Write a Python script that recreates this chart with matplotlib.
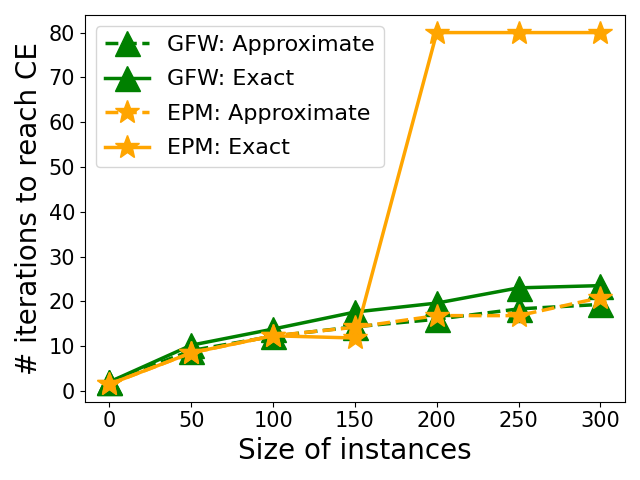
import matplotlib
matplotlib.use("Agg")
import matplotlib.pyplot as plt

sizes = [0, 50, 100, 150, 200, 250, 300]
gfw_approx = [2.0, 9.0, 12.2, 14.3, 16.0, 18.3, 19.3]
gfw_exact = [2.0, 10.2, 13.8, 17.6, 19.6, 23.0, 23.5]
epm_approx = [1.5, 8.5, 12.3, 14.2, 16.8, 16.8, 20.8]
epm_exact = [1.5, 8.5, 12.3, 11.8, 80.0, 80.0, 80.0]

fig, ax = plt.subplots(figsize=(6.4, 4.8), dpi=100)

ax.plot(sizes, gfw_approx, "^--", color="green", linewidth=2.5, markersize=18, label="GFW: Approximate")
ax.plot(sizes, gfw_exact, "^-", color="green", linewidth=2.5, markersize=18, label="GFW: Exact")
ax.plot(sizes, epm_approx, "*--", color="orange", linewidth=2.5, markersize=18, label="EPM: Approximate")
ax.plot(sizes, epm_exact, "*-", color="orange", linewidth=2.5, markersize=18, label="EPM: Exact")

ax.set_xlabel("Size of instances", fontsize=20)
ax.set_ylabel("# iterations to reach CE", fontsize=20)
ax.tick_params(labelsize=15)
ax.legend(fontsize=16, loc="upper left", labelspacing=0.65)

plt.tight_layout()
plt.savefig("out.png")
★ ★ ★ ★ ★
- **WHAT IS EXPECTED**:
Exactly restate the lines from the beginning of the data through the line with "import matplotlib.pyplot as plt", and no others, keeping pictures out.

- **RESPONSE**:
Write a Python script that recreates this chart with matplotlib.
import matplotlib
matplotlib.use("Agg")
import matplotlib.pyplot as plt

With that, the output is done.